**What is being asked:**
Count every line where "matplotlib" shows up, and give that number only.

**Information provided:**

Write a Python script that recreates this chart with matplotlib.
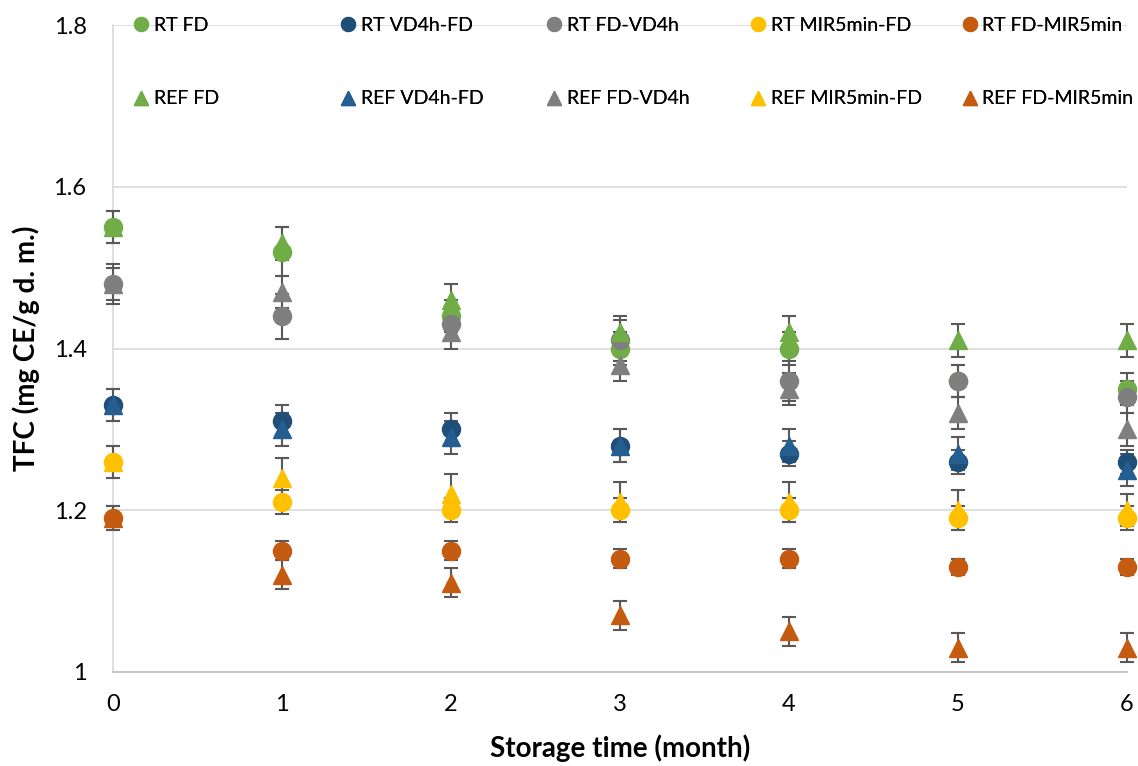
import matplotlib.pyplot as plt
from matplotlib.ticker import FuncFormatter
from matplotlib.lines import Line2D

plt.rcParams['font.family'] = ['Lato', 'DejaVu Sans']

months = [0, 1, 2, 3, 4, 5, 6]

# mean TFC values (mg CE/g d. m.)
rt_fd = [1.55, 1.52, 1.44, 1.40, 1.40, 1.36, 1.35]
rt_vd4h_fd = [1.33, 1.31, 1.30, 1.28, 1.27, 1.26, 1.26]
rt_fd_vd4h = [1.48, 1.44, 1.43, 1.41, 1.36, 1.36, 1.34]
rt_mir_fd = [1.26, 1.21, 1.20, 1.20, 1.20, 1.19, 1.19]
rt_fd_mir = [1.19, 1.15, 1.15, 1.14, 1.14, 1.13, 1.13]

ref_fd = [1.55, 1.53, 1.46, 1.42, 1.42, 1.41, 1.41]
ref_vd4h_fd = [1.33, 1.30, 1.29, 1.28, 1.28, 1.27, 1.25]
ref_fd_vd4h = [1.48, 1.47, 1.42, 1.38, 1.35, 1.32, 1.30]
ref_mir_fd = [1.26, 1.24, 1.22, 1.21, 1.21, 1.20, 1.20]
ref_fd_mir = [1.19, 1.12, 1.11, 1.07, 1.05, 1.03, 1.03]

# standard deviations (error bars)
rt_fd_err = [0.02, 0.03, 0.02, 0.02, 0.02, 0.02, 0.02]
rt_vd4h_fd_err = [0.02, 0.02, 0.02, 0.02, 0.015, 0.015, 0.015]
rt_fd_vd4h_err = [0.025, 0.028, 0.02, 0.025, 0.025, 0.02, 0.02]
rt_mir_fd_err = [0.02, 0.015, 0.015, 0.015, 0.015, 0.015, 0.015]
rt_fd_mir_err = [0.015, 0.012, 0.012, 0.012, 0.012, 0.01, 0.01]

ref_fd_err = [0.02, 0.02, 0.02, 0.02, 0.02, 0.02, 0.02]
ref_vd4h_fd_err = [0.02, 0.02, 0.02, 0.02, 0.02, 0.02, 0.02]
ref_fd_vd4h_err = [0.02, 0.02, 0.02, 0.02, 0.02, 0.02, 0.02]
ref_mir_fd_err = [0.02, 0.025, 0.025, 0.025, 0.025, 0.025, 0.02]
ref_fd_mir_err = [0.015, 0.018, 0.018, 0.018, 0.018, 0.018, 0.018]

rt_series = [
    ("RT FD", rt_fd, rt_fd_err, "#70AD47"),
    ("RT VD4h-FD", rt_vd4h_fd, rt_vd4h_fd_err, "#1F4E79"),
    ("RT FD-VD4h", rt_fd_vd4h, rt_fd_vd4h_err, "#7F7F7F"),
    ("RT MIR5min-FD", rt_mir_fd, rt_mir_fd_err, "#FFC000"),
    ("RT FD-MIR5min", rt_fd_mir, rt_fd_mir_err, "#C55A11"),
]
ref_series = [
    ("REF FD", ref_fd, ref_fd_err, "#70AD47"),
    ("REF VD4h-FD", ref_vd4h_fd, ref_vd4h_fd_err, "#255E91"),
    ("REF FD-VD4h", ref_fd_vd4h, ref_fd_vd4h_err, "#7F7F7F"),
    ("REF MIR5min-FD", ref_mir_fd, ref_mir_fd_err, "#FFC000"),
    ("REF FD-MIR5min", ref_fd_mir, ref_fd_mir_err, "#C55A11"),
]

fig = plt.figure(figsize=(11.38, 7.66), dpi=100)
ax = fig.add_axes([0.0993, 0.123, 0.8907, 0.844])

for name, vals, err, col in rt_series:
    ax.errorbar(months, vals, yerr=err, fmt='o', color=col, markersize=13,
                ecolor='#595959', elinewidth=1.5, capsize=5, capthick=1.5,
                clip_on=False, zorder=3)
for name, vals, err, col in ref_series:
    ax.errorbar(months, vals, yerr=err, fmt='^', color=col, markersize=13,
                ecolor='#595959', elinewidth=1.5, capsize=5, capthick=1.5,
                clip_on=False, zorder=3)

ax.set_xlim(0, 6)
ax.set_ylim(1.0, 1.8)
ax.set_xticks(months)
ax.set_yticks([1.0, 1.2, 1.4, 1.6, 1.8])
ax.yaxis.set_major_formatter(FuncFormatter(lambda v, p: ('%g' % round(v, 1))))
ax.tick_params(length=0, labelsize=17)
ax.tick_params(axis='x', pad=16)
ax.tick_params(axis='y', pad=19)
ax.grid(axis='y', color='#D9D9D9', linewidth=1.2)
ax.set_axisbelow(True)
for s in ['top', 'right']:
    ax.spines[s].set_visible(False)
ax.spines['left'].set_color('#D9D9D9')
ax.spines['bottom'].set_color('#BFBFBF')
ax.spines['left'].set_linewidth(1.2)
ax.spines['bottom'].set_linewidth(1.2)

ax.set_xlabel("Storage time (month)", fontsize=20, fontweight='bold', labelpad=14)
ax.set_ylabel("TFC (mg CE/g d. m.)", fontsize=20, fontweight='bold', labelpad=10)

# legend: five columns, circle row above triangle row
col_x = [0.108, 0.290, 0.471, 0.650, 0.836]
for i in range(5):
    h = [Line2D([], [], marker='o', linestyle='none', color=rt_series[i][3], markersize=10),
         Line2D([], [], marker='^', linestyle='none', color=ref_series[i][3], markersize=10)]
    lg = fig.legend(h, [rt_series[i][0], ref_series[i][0]], loc='upper left',
                    bbox_to_anchor=(col_x[i], 0.988), frameon=False, fontsize=14,
                    handletextpad=0.1, handlelength=1.1, labelspacing=2.9,
                    borderaxespad=0)
    fig.add_artist(lg)

fig.savefig("out.png", dpi=100)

**Solution:**
4